We are introduced to a few things that become a familiar thread throughout this collection. First, Ballingrud’s characters are all typically down on your luck, blue-collar characters. some of them are honorable, some are absolutely scummy, but they are all painfully human in their choices and willpower. The second is that the strange, horror element is typically never meant to jump out and “scare” you, as we are often accustomed in the mainstream. Instead, those elements are often cast into the background or purposefully understated, so that Ballingrud can make his larger point, that inevitably *we* are the monsters here, not the ones that we have made up through our mythologies or nightmares. Not a new concept by far, but the sheer style and deep levels of intimacy that penetrates through the prose to the reader cannot be ignored.

This also leads us to the next story and possibly my favorite one of the collection, “Wild Acre” which follows a failing contractor who’s company is bankrupt after a housing development stalls and goes under. After witnessing two of his foreman brutally murdered and him running from the scene in cowardice, he is faced with living with the guilt and regret as his life falls apart around him.

“Crevasse” is such a pure homage to Lovecraft that it is hard to separate it from its’ legacy, but the simplicity of it is worth mentioning here, alongside the unsettling sense of things that may not be as they seem. As a fan of cosmic horror, I really enjoyed this one.

Following on theme of dysfunctional relationships, “The Monsters of Heaven” follows a couple whose child is missing and their marital breakdown. Meanwhile, there are strange creatures that seemingly fall from the sky and are mistaken for possibly angels…Again, Ballingrud is precise in his language and attention to how his main characters feel as the stretch and tension of their relationship frays and pulls apart.

“The Way Station” is maybe the only story that doesn’t follow a particular horror beat and instead trades that for a haunting surreal tone of a homeless man, who is the ghost of a city. Grounded in the South, this story may contain a lot of resonance for those of the Gulf Coast and knowing Ballingrud’s personal history with the Gulf, that is little surprise. This one I had some mixed feelings about, but there were lines from this story stayed with me far longer than any of the others.
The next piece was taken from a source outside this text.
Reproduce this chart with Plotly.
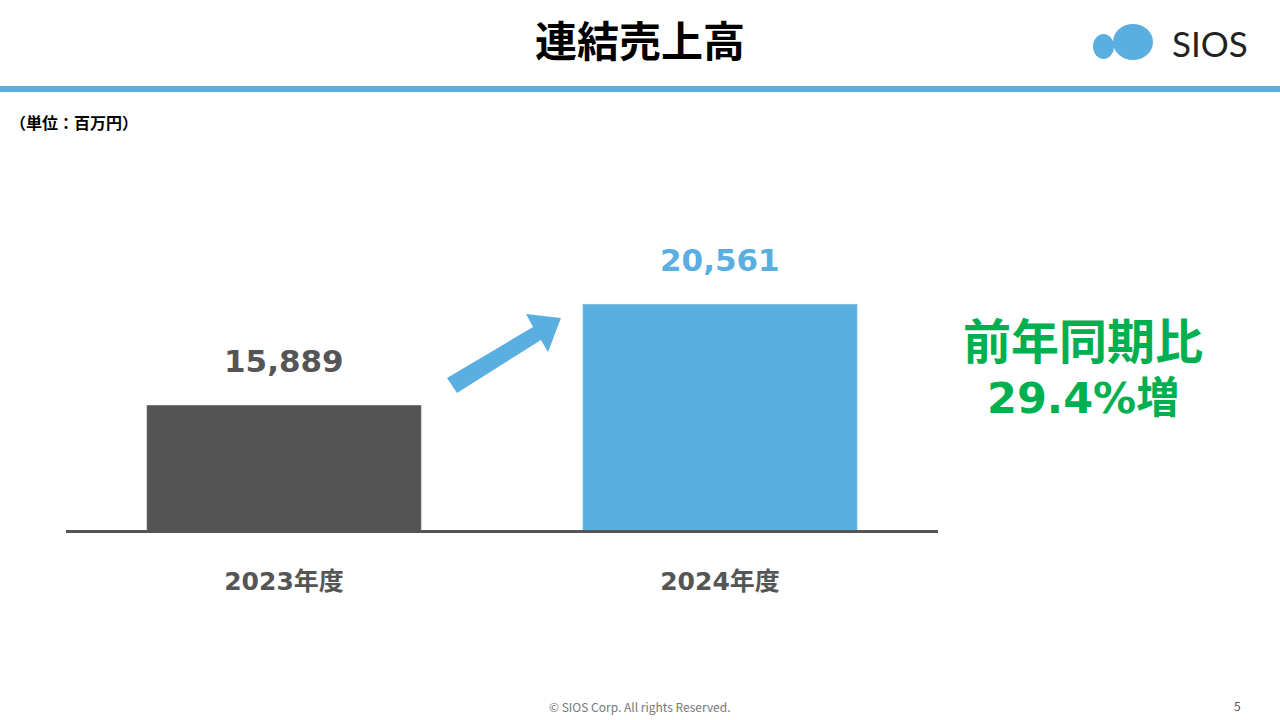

All in all a great change of pace.

The final story, “The Good Husband” was a fantastic closer and the perfect way to end with a bang or in the style of this collection…a whimper. Here, there is a husband and wife who have clearly not been getting along for a time. The man has been struggling to deal with his wife’s depression and when she reaches the edge, he chooses to do…nothing. The escalation of this story is gradual and the turn that some of the characters take may strike the reader as off-putting, but ultimate pay off is rather incredible, but tragic.

So, in short, this collection needs to be read by anyone who considers themselves as horror aficionado. Ballingrud has become a necessary read for me and I plan to read anything he publishes in future. It is of no doubt that he will leave a huge mark on dark fiction in the USA for a long time to come.